Royston knows all about the pitfalls involved. Before taking over the Lausanne chair, she had successfully launched a software company called NatSoft, based in Geneva. In 1994, her work was rewarded when she was named "Businesswoman of the Year".

By the time she sold it after 10 years in 1996, the company had grown into the largest IT services firm in western Switzerland.

Since then, Royston has been working with the Swiss government and helping hi-tech entrepreneurs put their ideas into practice.

In Lausanne, CREATE offers a practical programme. "Entrepreneurship is not a spectator sport, so we have put the emphasis on a practical "how to" approach, supported by high quality expert theory," says Royston.

The programme consists of a basic course in entrepreneurship, a set of workshops on tactical subjects and problem-solving sessions for small groups of entrepreneurs.

Subjects cover market analysis and strategy, business strategy, writing a business plan, legal and fiscal aspects, financing, product development and production, communication and PR, sales and customer negotiation, personnel management, and financial planning and control.

Another skill that has to be taught in Switzerland is networking which, she says, really means not being afraid to ask other people for advice.

"Networking is really about daring to ask people a question and daring to admit that you don't know something," Royston says.

"To an Anglo-Saxon, it's really quite obvious that you can go up to someone at a cocktail party and ask a question. In Switzerland and the rest of continental Europe, we're educated to hide our weaknesses and respect other people's sphere of privacy. But we miss a lot of opportunities," she adds.

It's hard to define the success of the courses on offer. One immediate indicator is repeat business, says Royston. "But the real measure of success is, of course, how what participants learned in one of our workshops manages to make an actual impact on their business and that is very difficult to evaluate," she told swissinfo.

Royston has been described as a self-made woman "par excellence" but her career both as an entrepreneur and a professor has not always been plain sailing.

When she started the NatSoft business in 1986, Royston was the only woman to her knowledge who was head of an IT company in Switzerland and for the first two years people did not take her seriously.

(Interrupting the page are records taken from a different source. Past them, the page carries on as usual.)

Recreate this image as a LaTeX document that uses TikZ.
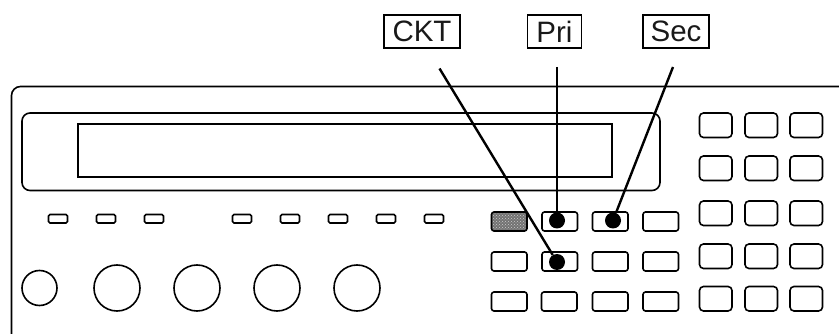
\documentclass[tikz,border=0pt]{standalone}
\usepackage{fontspec}
\setmainfont{Liberation Sans}
\usepackage{xcolor}
\usetikzlibrary{patterns}

\tikzset{
    panelline/.style = {line width = 1.6pt, black},
    smallkey/.style = {panelline, rounded corners = 2.5pt},
    padkey/.style = {panelline, rounded corners = 4pt},
    lamp/.style = {panelline, rounded corners = 1.5pt},
    keylabel/.style = {draw, line width = 1.6pt, inner sep = 0pt, minimum height = 33.5pt,
        font = \fontsize{29.5}{29.5}\selectfont, text = black!90},
    pressdot/.style = {circle, fill = black, inner sep = 0pt, minimum size = 16pt},
    leader/.style = {line width = 2.4pt, black}
}

\begin{document}
\begin{tikzpicture}[x = 1pt, y = -1pt]
    \useasboundingbox (0, 0) rectangle (839, 334);

    % case and display
    \draw[panelline, rounded corners = 9pt] (11.5, 334) -- (11.5, 86.5) -- (845, 86.5);
    \draw[panelline, rounded corners = 8pt] (22, 113) rectangle (660, 190.5);
    \draw[panelline] (78, 124) rectangle (612, 177);

    % lamps
    \foreach \x in {58, 106, 154, 242, 290, 338, 386, 434}
        \draw[lamp] (\x - 9.5, 214.5) rectangle (\x + 9.5, 223);

    % knobs
    \draw[panelline] (39.5, 288) circle (17.5);
    \foreach \x in {117, 197, 277, 357}
        \draw[panelline] (\x, 288) circle (23);

    % middle keys
    \draw[smallkey, preaction = {fill = black!55}, pattern = crosshatch dots, pattern color = black!20] (491.5, 212) rectangle (527, 231);
    \foreach \x in {542, 592.5, 643} {
        \draw[smallkey] (\x, 212) rectangle (\x + 35.5, 231);
    }
    \foreach \x in {491.5, 542, 592.5, 643} {
        \draw[smallkey] (\x, 252) rectangle (\x + 35.5, 271);
    }
    \foreach \x in {491.5, 541.5, 592.5, 643} {
        \draw[smallkey] (\x, 292) rectangle (\x + 35.5, 311);
    }

    % keypad
    \foreach \y in {113, 156, 201, 244, 286.5} {
        \foreach \x in {699.5, 745, 790} {
            \draw[padkey] (\x, \y) rectangle (\x + 32.5, \y + 24.5);
        }
    }

    % labels
    \node[keylabel, minimum width = 76pt] (ckt) at (422, 31.5) {CKT};
    \node[keylabel, minimum width = 54pt] (pri) at (554.5, 31.5) {Pri};
    \node[keylabel, minimum width = 66pt] (sec) at (676, 31.5) {Sec};

    \node[pressdot] (ckt key) at (557, 262) {};
    \node[pressdot] (pri key) at (557, 220.5) {};
    \node[pressdot] (sec key) at (613, 220.5) {};

    \coordinate (ckt end) at (439.5, 68.5);
    \coordinate (pri end) at (557, 67);
    \coordinate (sec end) at (673, 67);

    \draw[leader] (ckt end) -- (ckt key);
    \draw[leader] (pri end) -- (pri key);
    \draw[leader] (sec end) -- (sec key);
\end{tikzpicture}
\end{document}
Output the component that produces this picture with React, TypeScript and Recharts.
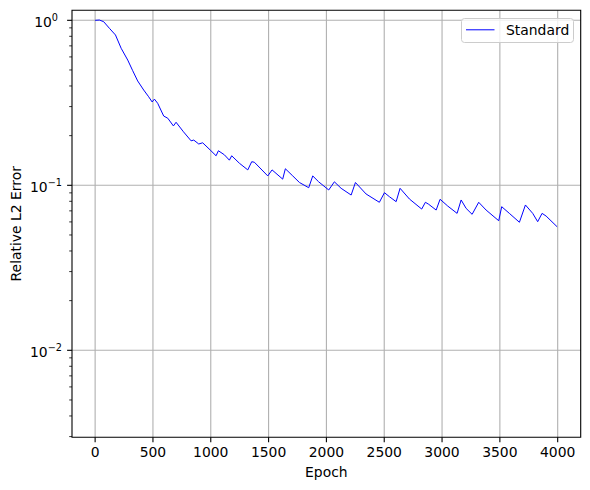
import { LineChart, Line, XAxis, YAxis, CartesianGrid, ReferenceArea, Legend } from "recharts";

// epoch / relative L2 error
const epochs = [
  0, 37, 74, 124, 176, 225, 282, 325, 368, 420, 463, 493, 513, 541, 593, 628, 677, 700, 764, 830,
  853, 896, 930, 994, 1046, 1066, 1118, 1161, 1181, 1248, 1320, 1354, 1377, 1493, 1530, 1622, 1645,
  1709, 1767, 1847, 1882, 1933, 2020, 2069, 2127, 2214, 2251, 2343, 2458, 2502, 2545, 2603, 2637,
  2718, 2824, 2856, 2885, 2949, 2983, 3049, 3130, 3165, 3208, 3260, 3317, 3381, 3490, 3516, 3582,
  3669, 3721, 3784, 3827, 3865, 3900, 3995,
];
const errors = [
  1.0, 1.004, 0.981, 0.894, 0.815, 0.677, 0.574, 0.495, 0.429, 0.378, 0.344, 0.32, 0.333, 0.314,
  0.263, 0.255, 0.229, 0.241, 0.211, 0.186, 0.188, 0.178, 0.181, 0.164, 0.151, 0.162, 0.153, 0.142,
  0.151, 0.136, 0.124, 0.139, 0.138, 0.114, 0.124, 0.109, 0.126, 0.114, 0.104, 0.0967, 0.114, 0.105,
  0.0937, 0.105, 0.0959, 0.0873, 0.104, 0.0886, 0.0789, 0.0902, 0.0853, 0.0796, 0.0959, 0.0826,
  0.0718, 0.0789, 0.0767, 0.0708, 0.0823, 0.0749, 0.0676, 0.0815, 0.0725, 0.0667, 0.0789, 0.0708,
  0.061, 0.0742, 0.0676, 0.0597, 0.076, 0.0676, 0.0602, 0.0676, 0.0651, 0.0561,
];

const xTicks = [0, 500, 1000, 1500, 2000, 2500, 3000, 3500, 4000];
const yMajor = [0.01, 0.1, 1];
const yMinor = [
  0.003, 0.004, 0.005, 0.006, 0.007, 0.008, 0.009,
  0.02, 0.03, 0.04, 0.05, 0.06, 0.07, 0.08, 0.09,
  0.2, 0.3, 0.4, 0.5, 0.6, 0.7, 0.8, 0.9,
];

const data = epochs.map((epoch, i) => ({ epoch, error: errors[i] }));

const FONT = "'DejaVu Sans', sans-serif";
const AXIS_X = 72;

function YTick(props: any) {
  const { y, payload } = props;
  const v = payload.value;
  const major = yMajor.includes(v);
  const exp = Math.round(Math.log10(v));
  return (
    <g>
      <line
        x1={AXIS_X - (major ? 4.9 : 2.8)}
        x2={AXIS_X}
        y1={y}
        y2={y}
        stroke="#000"
        strokeWidth={major ? 1.1 : 0.8}
      />
      {major && (
        <text
          x={exp === 0 ? 58 : 62}
          y={y + 6.5}
          textAnchor="end"
          fontFamily={FONT}
          fontSize={13.9}
          fill="#000"
        >
          10
          <tspan dy={-5.5} fontSize={9.7}>
            {exp === 0 ? "0" : "\u2212" + -exp}
          </tspan>
        </text>
      )}
    </g>
  );
}

function YLabel(props: any) {
  const vb = props.viewBox;
  return (
    <text
      transform={`translate(${vb.x + 20.7}, ${vb.y + vb.height / 2}) rotate(-90)`}
      textAnchor="middle"
      fontFamily={FONT}
      fontSize={13.9}
      fill="#000"
    >
      Relative L2 Error
    </text>
  );
}

function XLabel(props: any) {
  const vb = props.viewBox;
  return (
    <text
      x={vb.x + vb.width / 2}
      y={vb.y + 39.4}
      textAnchor="middle"
      fontFamily={FONT}
      fontSize={13.9}
      fill="#000"
    >
      Epoch
    </text>
  );
}

function LegendBox() {
  return (
    <svg width={113} height={25} style={{ display: "block" }}>
      <rect
        x={0.5}
        y={0.5}
        width={112}
        height={24}
        rx={3}
        fill="rgba(255,255,255,0.8)"
        stroke="#cccccc"
      />
      <line x1={5} x2={33.5} y1={11.8} y2={11.8} stroke="#0000ff" strokeWidth={1} />
      <text x={45} y={16.5} fontFamily={FONT} fontSize={13.9} fill="#000">
        Standard
      </text>
    </svg>
  );
}

export default function App() {
  return (
    <div style={{ position: "absolute", left: 0, top: 0, background: "#fff" }}>
      <LineChart
        width={590}
        height={490}
        data={data}
        margin={{ top: 10.3, right: 9.3, bottom: 0, left: 0 }}
      >
        <CartesianGrid
          stroke="#b0b0b0"
          strokeWidth={1.1}
          verticalValues={xTicks}
          horizontalValues={yMajor}
        />
        <XAxis
          dataKey="epoch"
          type="number"
          domain={[-200, 4199]}
          ticks={xTicks}
          interval={0}
          allowDataOverflow
          height={52.7}
          axisLine={false}
          tickSize={4.9}
          tickMargin={4.9}
          tickLine={{ stroke: "#000", strokeWidth: 1.1 }}
          tick={{ fontSize: 13.9, fill: "#000", fontFamily: FONT }}
          label={<XLabel />}
        />
        <YAxis
          type="number"
          scale="log"
          domain={[0.00297, 1.15]}
          allowDataOverflow
          ticks={[...yMinor, ...yMajor]}
          interval={0}
          width={72}
          axisLine={false}
          tickLine={false}
          tick={(p: any) => <YTick {...p} />}
          label={<YLabel />}
        />
        <Line
          type="linear"
          dataKey="error"
          name="Standard"
          stroke="#0000ff"
          strokeWidth={1}
          dot={false}
          activeDot={false}
          isAnimationActive={false}
        />
        <ReferenceArea
          x1={-200}
          x2={4199}
          y1={0.00297}
          y2={1.15}
          fill="none"
          stroke="#000"
          strokeWidth={1.1}
        />
        <Legend
          layout="horizontal"
          verticalAlign="middle"
          align="center"
          wrapperStyle={{ left: 460.5, top: 17.5, width: 113, height: 25 }}
          content={() => <LegendBox />}
        />
      </LineChart>
    </div>
  );
}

"It was a constant battle. You were considered incompetent until you could prove your competence. A man walking into the same situation is considered competent until he proves his incompetence. Fundamentally, there's a big difference" she says.

The move to the Federal Institute of Technology has also had its hurdles. Royston is one of only three per cent of women professors in Lausanne and she does not have a PhD.

"I'm the only professor here without a PhD and that's another prejudice to overcome. I hope I've overcome it. I've been here 18 months and think I've proven that certainly in terms of entrepreneurship, you don't need a PhD, " she said.